Check out Zelik riding this log,  can you say excited?  Zelik’s Dad was nearby and watched his kid giving the smaller stuff a go for well over an hour.   It is so awesome how the mountainbikers here took an underbridge eyesore and turned into a killer skills progression park and a wonderful place for young kids to learn about mountain biking and develop some skills other they video games.

Banner Forest, Washington

  I’m spending this week in the Puget Sound/Seattle area. I have been here about four or five times but it has always been during July or August which most folks will tell you is a pretty glorious time here.  The rest of the year is known for a lot of overcast and rain.  The weather was just that when I arrived Monday evening and all day on Tuesday.   However, just as I was finishing up work in the afternoon the Sun made an appearance.   I had not planned on grabbing a rental bike until later in the week so here I am off work with sunshine and no bike.  The time involved with chasing down a bike and then getting to a trailhead would eat up most of my daylight so what the heck, I’m going for a hike.  So straight to one of the Banner Forest trailheads located near Port Orchard I went.
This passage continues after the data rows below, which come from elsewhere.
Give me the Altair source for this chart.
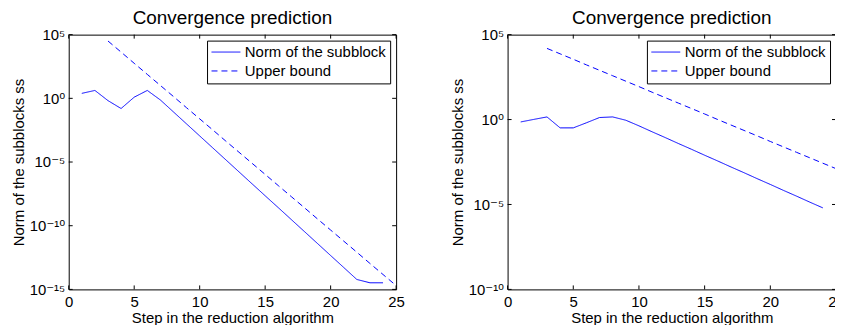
import altair as alt
import pandas as pd

# ---------------- data (log10 of the plotted values) ----------------
series_names = ["Norm of the subblock", "Upper bound"]

left_norm_steps = list(range(1, 25))
left_norm_log = [0.39, 0.62, -0.18, -0.80, 0.09, 0.62, -0.13, -1.07, -2.01, -2.95,
                 -3.89, -4.83, -5.77, -6.71, -7.65, -8.58, -9.52, -10.46, -11.40,
                 -12.34, -13.28, -14.22, -14.48, -14.48]
left_bound_steps = list(range(3, 26))
left_bound_log = [4.50, 3.63, 2.75, 1.88, 1.01, 0.14, -0.74, -1.61, -2.48, -3.36,
                  -4.23, -5.10, -5.97, -6.85, -7.72, -8.59, -9.47, -10.34, -11.21,
                  -12.08, -12.96, -13.83, -14.70]

right_norm_steps = list(range(1, 25))
right_norm_log = [-0.14, 0.01, 0.155, -0.49, -0.49, -0.19, 0.12, 0.155, -0.04, -0.37,
                  -0.72, -1.06, -1.41, -1.75, -2.10, -2.44, -2.79, -3.13, -3.48,
                  -3.82, -4.17, -4.51, -4.86, -5.20]
right_bound_steps = list(range(3, 26))
right_bound_log = [4.19, 3.87, 3.55, 3.22, 2.90, 2.58, 2.26, 1.94, 1.61, 1.29, 0.97,
                   0.65, 0.33, 0.00, -0.32, -0.64, -0.96, -1.29, -1.61, -1.93, -2.25,
                   -2.57, -2.89]

x_ticks = [0, 5, 10, 15, 20, 25]
left_y_ticks = [1e-15, 1e-10, 1e-5, 1, 1e5]
right_y_ticks = [1e-10, 1e-5, 1, 1e5]
left_y_domain = [1e-15, 1e5]
right_y_domain = [1e-10, 1e5]

title_text = "Convergence prediction"
x_title = "Step in the reduction algorithm"
y_title = "Norm of the subblocks ss"

# ---------------- style ----------------
FONT = "Liberation Sans, DejaVu Sans, sans-serif"
BLUE = "#0000ff"
H = 256
TICK = 4

label_expr = ("datum.value >= 1e4 ? '10\u2075' : datum.value >= 0.1 ? '10\u2070' : "
              "datum.value >= 1e-6 ? '10\u207b\u2075' : datum.value >= 1e-11 ? "
              "'10\u207b\u00b9\u2070' : '10\u207b\u00b9\u2075'")


def panel(nx, nlog, bx, blog, ydomain, yticks, width):
    df = pd.DataFrame({
        "x": list(nx) + list(bx),
        "v": [10 ** e for e in nlog] + [10 ** e for e in blog],
        "series": [series_names[0]] * len(nx) + [series_names[1]] * len(bx),
    })
    xenc = alt.X(
        "x:Q",
        scale=alt.Scale(domain=[0, 25], nice=False, zero=False),
        axis=alt.Axis(values=x_ticks, title=x_title, labelPadding=5, titlePadding=1,
                      labelFlush=False, labelOverlap=False, format="d"),
    )
    yenc = alt.Y(
        "v:Q",
        scale=alt.Scale(type="log", domain=ydomain, nice=False),
        axis=alt.Axis(values=yticks, title=y_title, labelExpr=label_expr,
                      labelPadding=4, minExtent=38, maxExtent=38, titlePadding=4,
                      labelFlush=False, labelOverlap=False),
    )
    lines = alt.Chart(df).mark_line(color=BLUE, strokeWidth=1, clip=True).encode(
        x=xenc,
        y=yenc,
        strokeDash=alt.StrokeDash(
            "series:N",
            scale=alt.Scale(domain=series_names, range=[[1, 0], [6, 4]]),
            legend=alt.Legend(
                title=None, orient="top-right", offset=6, padding=4,
                strokeColor="black", fillColor="white", symbolType="stroke",
                symbolSize=841, symbolStrokeWidth=1, symbolStrokeColor=BLUE,
                labelFont=FONT, labelFontSize=15, labelColor="black",
                rowPadding=3, labelOffset=4, labelLimit=400, cornerRadius=0,
                clipHeight=15,
            ),
        ),
    )
    xt = pd.DataFrame({"x": x_ticks})
    yt = pd.DataFrame({"v": yticks})
    top = alt.Chart(xt).mark_rule(color="black", strokeWidth=1).encode(
        x=xenc, y=alt.value(0), y2=alt.value(TICK))
    bot = alt.Chart(xt).mark_rule(color="black", strokeWidth=1).encode(
        x=xenc, y=alt.value(H - TICK), y2=alt.value(H))
    lft = alt.Chart(yt).mark_rule(color="black", strokeWidth=1).encode(
        y=yenc, x=alt.value(0), x2=alt.value(TICK))
    rgt = alt.Chart(yt).mark_rule(color="black", strokeWidth=1).encode(
        y=yenc, x=alt.value(width - TICK), x2=alt.value(width))
    return alt.layer(lines, top, bot, lft, rgt).properties(
        width=width, height=H,
        title=alt.Title(title_text, font=FONT, fontSize=19, fontWeight="normal",
                        color="black", offset=-0.5, anchor="middle", frame="group"),
    )


left = panel(left_norm_steps, left_norm_log, left_bound_steps, left_bound_log,
             left_y_domain, left_y_ticks, 329)
right = panel(right_norm_steps, right_norm_log, right_bound_steps, right_bound_log,
              right_y_domain, right_y_ticks, 330)

chart = alt.hconcat(left, right, spacing=45).resolve_scale(
    strokeDash="independent"
).resolve_legend(strokeDash="independent").properties(
    padding={"left": 3, "top": 0, "right": -10, "bottom": -2}
).configure(background="white").configure_view(
    stroke="black", strokeWidth=1
).configure_axis(
    grid=False, domain=False, ticks=False, tickSize=0,
    labelFont=FONT, labelFontSize=15, labelColor="black",
    titleFont=FONT, titleFontSize=15, titleFontWeight="normal", titleColor="black",
)

chart.save("out.html", embed_options={"renderer": "svg", "actions": False})
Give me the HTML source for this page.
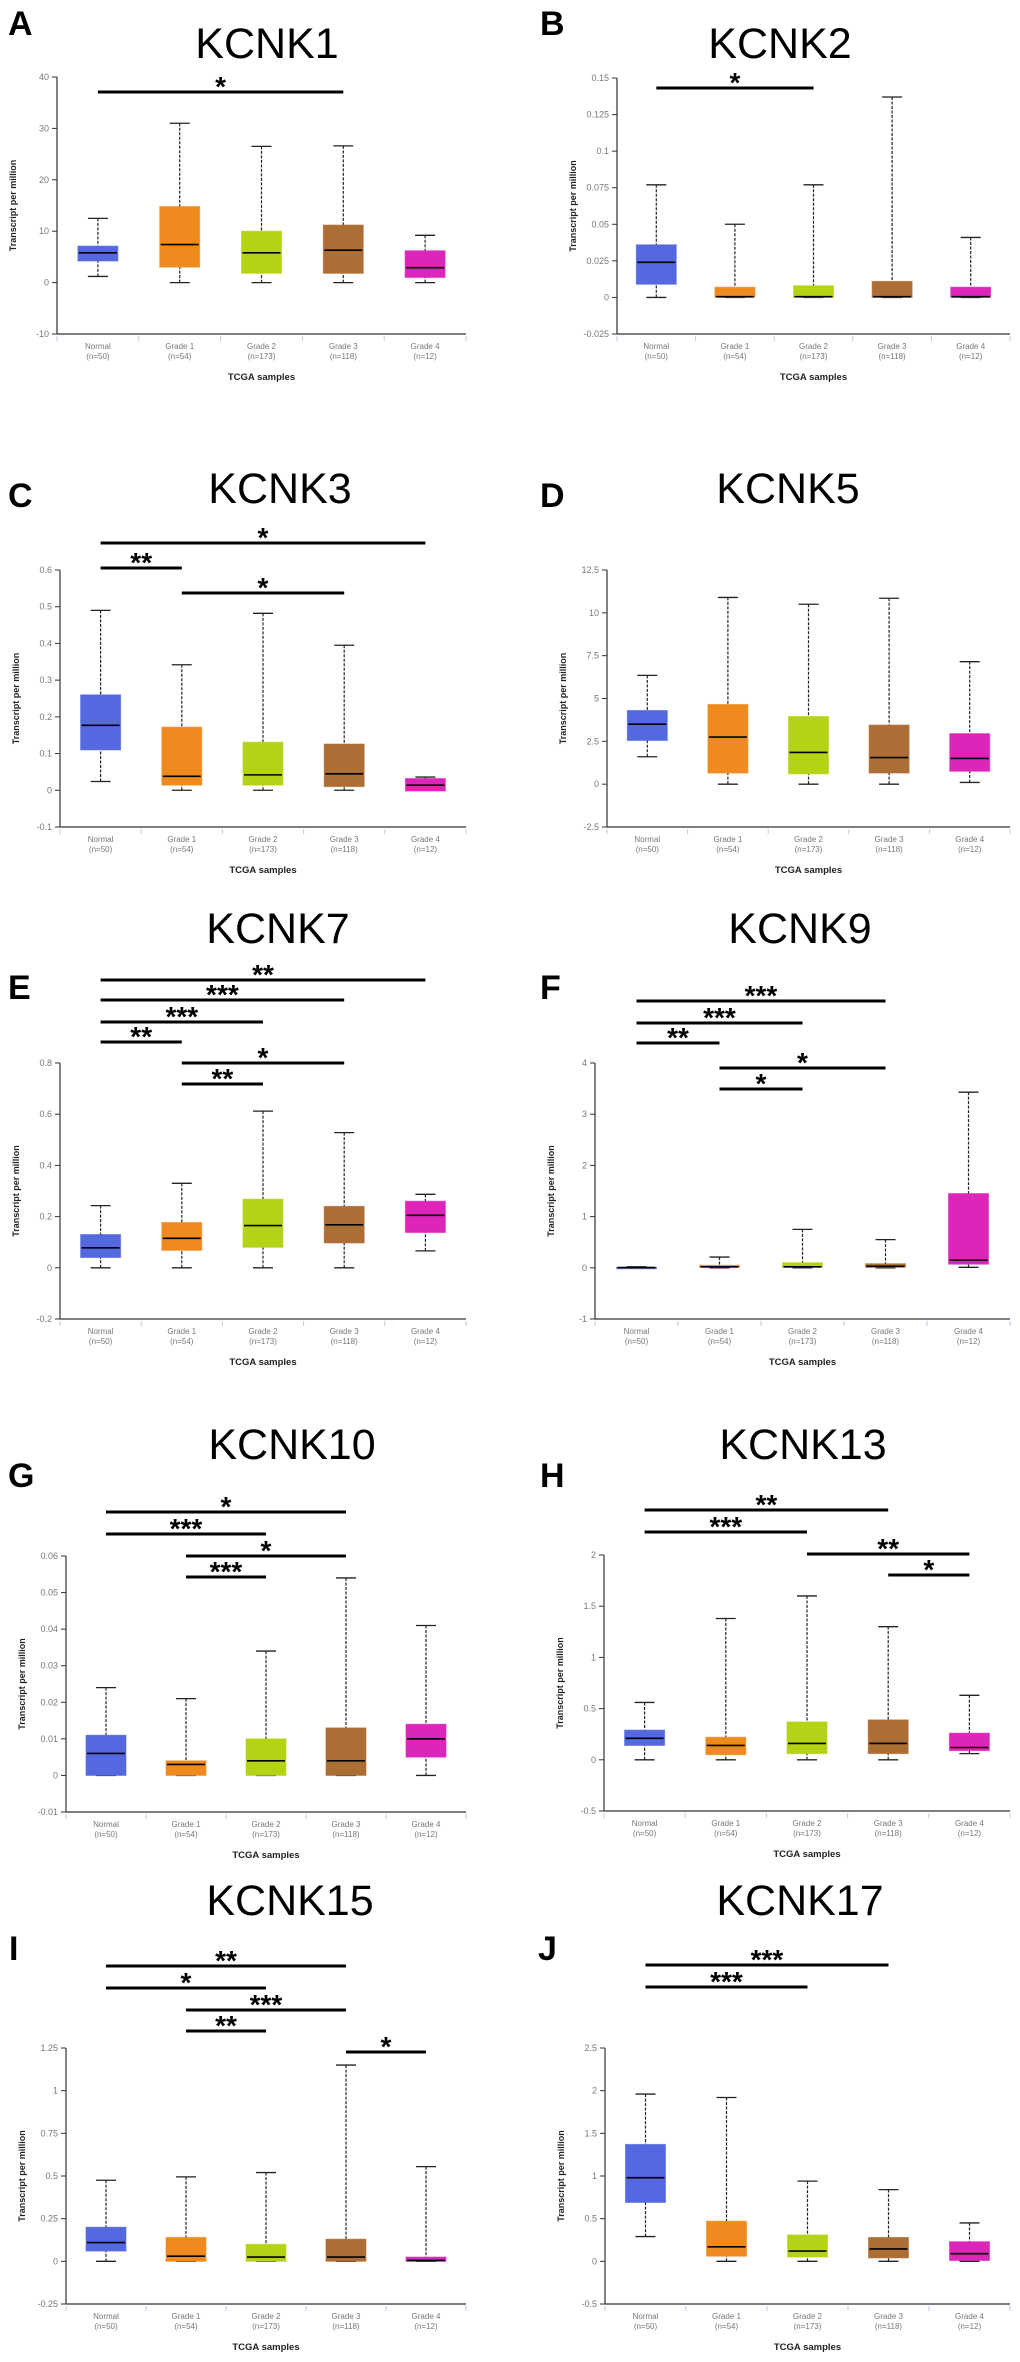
<!DOCTYPE html>
<html><head><meta charset="utf-8"><style>
html,body{margin:0;padding:0;background:#fff;}
svg{display:block;}
</style></head><body>
<svg id="fig" width="1020" height="2362" viewBox="0 0 1020 2362" xmlns="http://www.w3.org/2000/svg" font-family="Liberation Sans, Arial, sans-serif"></svg>
<script>
const categories = ["Normal","Grade 1","Grade 2","Grade 3","Grade 4"];
const sampleSizes = ["(n=50)","(n=54)","(n=173)","(n=118)","(n=12)"];
const boxColors = ["#5468e0","#ef8a1f","#b3d415","#ad6e36","#dc26b9"];

// stats per box: [min, q1, median, q3, max]
const statsKCNK1 = [[1.2,4.2,5.8,7.1,12.5],[0,3,7.4,14.8,31],[0,1.8,5.8,10,26.5],[0,1.8,6.3,11.2,26.6],[0,1,2.9,6.2,9.2]];
const statsKCNK2 = [[0,0.009,0.024,0.036,0.077],[0,0,0.0005,0.007,0.05],[0,0,0.0005,0.008,0.077],[0,0,0.0005,0.011,0.137],[0,0,0.0005,0.007,0.041]];
const statsKCNK3 = [[0.024,0.11,0.177,0.26,0.49],[0,0.014,0.038,0.172,0.342],[0,0.014,0.042,0.131,0.482],[0,0.01,0.045,0.126,0.395],[0.03,-0.002,0.014,0.032,0.036]];
const statsKCNK5 = [[1.6,2.55,3.5,4.3,6.35],[0,0.65,2.75,4.65,10.9],[0,0.6,1.85,3.95,10.5],[0,0.65,1.55,3.45,10.85],[0.1,0.75,1.5,2.95,7.15]];
const statsKCNK7 = [[0,0.04,0.078,0.13,0.243],[0,0.068,0.115,0.177,0.33],[0,0.08,0.165,0.268,0.612],[0,0.097,0.168,0.24,0.528],[0.066,0.138,0.205,0.26,0.287]];
const statsKCNK9 = [[0,0,0.005,0.01,0.02],[0,0.01,0.02,0.05,0.21],[0,0.01,0.02,0.1,0.75],[0,0.01,0.03,0.08,0.55],[0.01,0.07,0.15,1.45,3.43]];
const statsKCNK10 = [[0,0,0.006,0.011,0.024],[0,0,0.003,0.004,0.021],[0,0,0.004,0.01,0.034],[0,0,0.004,0.013,0.054],[0,0.005,0.01,0.014,0.041]];
const statsKCNK13 = [[0,0.14,0.21,0.29,0.56],[0,0.05,0.14,0.22,1.38],[0,0.06,0.16,0.37,1.6],[0,0.06,0.16,0.39,1.3],[0.06,0.09,0.12,0.26,0.63]];
const statsKCNK15 = [[0,0.06,0.11,0.2,0.475],[0,0,0.03,0.14,0.495],[0,0,0.025,0.1,0.52],[0,0,0.025,0.13,1.15],[0,0,0.005,0.025,0.555]];
const statsKCNK17 = [[0.29,0.69,0.98,1.37,1.96],[0,0.06,0.17,0.47,1.92],[0,0.05,0.12,0.31,0.94],[0,0.04,0.145,0.28,0.84],[0,0.01,0.09,0.23,0.45]];

const ticksKCNK1 = [-10,0,10,20,30,40];
const tickLabelsKCNK1 = ["-10","0","10","20","30","40"];
const ticksKCNK2 = [-0.025,0,0.025,0.05,0.075,0.1,0.125,0.15];
const tickLabelsKCNK2 = ["-0.025","0","0.025","0.05","0.075","0.1","0.125","0.15"];
const ticksKCNK3 = [-0.1,0,0.1,0.2,0.3,0.4,0.5,0.6];
const tickLabelsKCNK3 = ["-0.1","0","0.1","0.2","0.3","0.4","0.5","0.6"];
const ticksKCNK5 = [-2.5,0,2.5,5,7.5,10,12.5];
const tickLabelsKCNK5 = ["-2.5","0","2.5","5","7.5","10","12.5"];
const ticksKCNK7 = [-0.2,0,0.2,0.4,0.6,0.8];
const tickLabelsKCNK7 = ["-0.2","0","0.2","0.4","0.6","0.8"];
const ticksKCNK9 = [-1,0,1,2,3,4];
const tickLabelsKCNK9 = ["-1","0","1","2","3","4"];
const ticksKCNK10 = [-0.01,0,0.01,0.02,0.03,0.04,0.05,0.06];
const tickLabelsKCNK10 = ["-0.01","0","0.01","0.02","0.03","0.04","0.05","0.06"];
const ticksKCNK13 = [-0.5,0,0.5,1,1.5,2];
const tickLabelsKCNK13 = ["-0.5","0","0.5","1","1.5","2"];
const ticksKCNK15 = [-0.25,0,0.25,0.5,0.75,1,1.25];
const tickLabelsKCNK15 = ["-0.25","0","0.25","0.5","0.75","1","1.25"];
const ticksKCNK17 = [-0.5,0,0.5,1,1.5,2,2.5];
const tickLabelsKCNK17 = ["-0.5","0","0.5","1","1.5","2","2.5"];

// significance comparisons: [from category, to category, stars]
const sigKCNK1 = [[0,3,"*"]];
const sigKCNK2 = [[0,2,"*"]];
const sigKCNK3 = [[0,4,"*"],[0,1,"**"],[1,3,"*"]];
const sigKCNK5 = [];
const sigKCNK7 = [[0,4,"**"],[0,3,"***"],[0,2,"***"],[0,1,"**"],[1,3,"*"],[1,2,"**"]];
const sigKCNK9 = [[0,3,"***"],[0,2,"***"],[0,1,"**"],[1,3,"*"],[1,2,"*"]];
const sigKCNK10 = [[0,3,"*"],[0,2,"***"],[1,3,"*"],[1,2,"***"]];
const sigKCNK13 = [[0,3,"**"],[0,2,"***"],[2,4,"**"],[3,4,"*"]];
const sigKCNK15 = [[0,3,"**"],[0,2,"*"],[1,3,"***"],[1,2,"**"],[3,4,"*"]];
const sigKCNK17 = [[0,3,"***"],[0,2,"***"]];

// layout (pixels)
const panels = [
 {id:"a",letter:"A",title:"KCNK1",stats:statsKCNK1,ticks:ticksKCNK1,tl:tickLabelsKCNK1,sig:sigKCNK1,ax:57,xr:466,yt:77,yb:334,tx:267,ty:58,lx:8,ly:35,sy:[92]},
 {id:"b",letter:"B",title:"KCNK2",stats:statsKCNK2,ticks:ticksKCNK2,tl:tickLabelsKCNK2,sig:sigKCNK2,ax:617,xr:1010,yt:78,yb:334,tx:780,ty:58,lx:540,ly:35,sy:[88]},
 {id:"c",letter:"C",title:"KCNK3",stats:statsKCNK3,ticks:ticksKCNK3,tl:tickLabelsKCNK3,sig:sigKCNK3,ax:60,xr:466,yt:570,yb:827,tx:280,ty:503,lx:8,ly:507,sy:[543,568,593]},
 {id:"d",letter:"D",title:"KCNK5",stats:statsKCNK5,ticks:ticksKCNK5,tl:tickLabelsKCNK5,sig:sigKCNK5,ax:607,xr:1010,yt:570,yb:827,tx:788,ty:503,lx:540,ly:507,sy:[]},
 {id:"e",letter:"E",title:"KCNK7",stats:statsKCNK7,ticks:ticksKCNK7,tl:tickLabelsKCNK7,sig:sigKCNK7,ax:60,xr:466,yt:1063,yb:1319,tx:278,ty:943,lx:8,ly:999,sy:[980,1000,1022,1042,1063,1084]},
 {id:"f",letter:"F",title:"KCNK9",stats:statsKCNK9,ticks:ticksKCNK9,tl:tickLabelsKCNK9,sig:sigKCNK9,ax:595,xr:1010,yt:1063,yb:1319,tx:800,ty:943,lx:540,ly:999,sy:[1001,1023,1043,1068,1089]},
 {id:"g",letter:"G",title:"KCNK10",stats:statsKCNK10,ticks:ticksKCNK10,tl:tickLabelsKCNK10,sig:sigKCNK10,ax:66,xr:466,yt:1556,yb:1812,tx:292,ty:1459,lx:8,ly:1487,sy:[1512,1534,1556,1577]},
 {id:"h",letter:"H",title:"KCNK13",stats:statsKCNK13,ticks:ticksKCNK13,tl:tickLabelsKCNK13,sig:sigKCNK13,ax:604,xr:1010,yt:1555,yb:1811,tx:803,ty:1459,lx:540,ly:1487,sy:[1510,1532,1554,1575]},
 {id:"i",letter:"I",title:"KCNK15",stats:statsKCNK15,ticks:ticksKCNK15,tl:tickLabelsKCNK15,sig:sigKCNK15,ax:66,xr:466,yt:2048,yb:2304,tx:290,ty:1915,lx:9,ly:1960,sy:[1966,1988,2010,2031,2052]},
 {id:"j",letter:"J",title:"KCNK17",stats:statsKCNK17,ticks:ticksKCNK17,tl:tickLabelsKCNK17,sig:sigKCNK17,ax:605,xr:1010,yt:2048,yb:2304,tx:800,ty:1915,lx:538,ly:1960,sy:[1965,1987]}
];

const NS = "http://www.w3.org/2000/svg";
const svg = document.getElementById("fig");
function mk(tag, attrs, parent, text){
  const e = document.createElementNS(NS, tag);
  for (const k in attrs) e.setAttribute(k, attrs[k]);
  if (text !== undefined) e.textContent = text;
  (parent || svg).appendChild(e);
  return e;
}

panels.forEach(p => {
  const g = mk("g", {});
  
  
  const vmin = p.ticks[0], vmax = p.ticks[p.ticks.length-1];
  const y = v => p.yb - (v - vmin) / (vmax - vmin) * (p.yb - p.yt);
  const band = (p.xr - p.ax) / 5;
  const x = i => p.ax + (i + 0.5) * band;

  const letter = mk("text", {x:p.lx, y:p.ly, "font-size":34, "font-weight":"bold", fill:"#000"}, g, p.letter);
  
  
  const title = mk("text", {x:p.tx, y:p.ty, "font-size":43, "text-anchor":"middle", fill:"#000"}, g, p.title);
  
  

  // y axis
  const yAxis = mk("line", {x1:p.ax, y1:p.yt, x2:p.ax, y2:p.yb, stroke:"#333", "stroke-width":1.2}, g);
  
  
  p.ticks.forEach((t, k) => {
    const ty = y(t);
    mk("line", {x1:p.ax-5, y1:ty, x2:p.ax, y2:ty, stroke:"#333", "stroke-width":1}, g);
    const tl = mk("text", {x:p.ax-8, y:ty+3, "font-size":9, "text-anchor":"end", fill:"#777"}, g, p.tl[k]);
    
    
  });
  const yt = mk("text", {x:0, y:0, "font-size":9, "font-weight":"bold", "text-anchor":"middle", fill:"#222",
    transform:`translate(${p.ax-41},${(p.yt+p.yb)/2}) rotate(-90)`}, g, "Transcript per million");
  
  

  // x axis
  const xAxis = mk("line", {x1:p.ax, y1:p.yb, x2:p.xr, y2:p.yb, stroke:"#333", "stroke-width":1.2}, g);
  
  
  for (let i = 0; i <= 5; i++) {
    mk("line", {x1:p.ax+i*band, y1:p.yb+2, x2:p.ax+i*band, y2:p.yb+7, stroke:"#b8cde6", "stroke-width":1}, g);
  }
  categories.forEach((c, i) => {
    const l1 = mk("text", {x:x(i), y:p.yb+15, "font-size":8, "text-anchor":"middle", fill:"#777"}, g, c);
    
    
    const l2 = mk("text", {x:x(i), y:p.yb+25, "font-size":8, "text-anchor":"middle", fill:"#777"}, g, sampleSizes[i]);
    
    
  });
  const xt = mk("text", {x:(p.ax+p.xr)/2, y:p.yb+46, "font-size":9.5, "font-weight":"bold", "text-anchor":"middle", fill:"#222"}, g, "TCGA samples");
  
  

  // boxes
  p.stats.forEach((s, i) => {
    const cx = x(i), bw = 40, cw = 20;
    const bg = mk("g", {}, g);
    
    
    const lo = Math.min(s[1], s[3]), hi = Math.max(s[1], s[3]);
    mk("line", {x1:cx, y1:y(s[4]), x2:cx, y2:y(hi), stroke:"#222", "stroke-width":1.2, "stroke-dasharray":"3,1.5"}, bg);
    mk("line", {x1:cx, y1:y(s[0]), x2:cx, y2:y(lo), stroke:"#222", "stroke-width":1.2, "stroke-dasharray":"3,1.5"}, bg);
    mk("line", {x1:cx-cw/2, y1:y(s[4]), x2:cx+cw/2, y2:y(s[4]), stroke:"#222", "stroke-width":1.3}, bg);
    mk("line", {x1:cx-cw/2, y1:y(s[0]), x2:cx+cw/2, y2:y(s[0]), stroke:"#222", "stroke-width":1.3}, bg);
    const h = Math.max(y(lo) - y(hi), 1.5);
    mk("rect", {x:cx-bw/2, y:y(hi), width:bw, height:h, fill:boxColors[i], stroke:boxColors[i], "stroke-opacity":0.6}, bg);
    mk("line", {x1:cx-bw/2+1, y1:y(s[2]), x2:cx+bw/2-1, y2:y(s[2]), stroke:"#000", "stroke-width":1.6}, bg);
  });

  // significance bars
  p.sig.forEach((c, k) => {
    const sy = p.sy[k];
    const sg = mk("g", {}, g);
    
    
    mk("line", {x1:x(c[0]), y1:sy, x2:x(c[1]), y2:sy, stroke:"#000", "stroke-width":3}, sg);
    mk("text", {x:(x(c[0])+x(c[1]))/2, y:sy+4, "font-size":28, "font-weight":"bold", "text-anchor":"middle", fill:"#000"}, sg, c[2]);
  });
});
</script>
</body></html>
This place is known as a mountain biking area with about 10 miles of singletrack.  I only scratched the surface of the trails here on my hike which may have been 3 miles at most.      

Most of the stuff I hiked was twisty  with some small ups and downs that looks to just be a hoot to ride.

I love the the flora of the Pacific Northwest.    Green green green and very mossy.

I saw a few log rides as well as few spots that have oppurtunities for some minor air time.

This was a pretty cool log ride.  It is optional as the trail runs about half way down it’s long length.  Then the log is cut where it crosses the trail.  Log riders have to come of the log and immediately get back up on it on the other side of the trail,  ride the next section the make turning roll off the log where you merge back onto the trail.   Very Cool!

While I have been up the Pacfic Northwest and B.C. before, I had forgotten how the thick foilage in places can really make for pretty dark shade.  I was enjoying my hike and I traveled back into the woods a little further than I thought so the waning light and thick foilage made for a couple of spooky spots near the end of my loop.  

I’m going to be spending a few weeks in Seattle Area in few months so I have a feeling I’m going to get back over here with a bike. Oh, two minutes after I got in my car it started raining.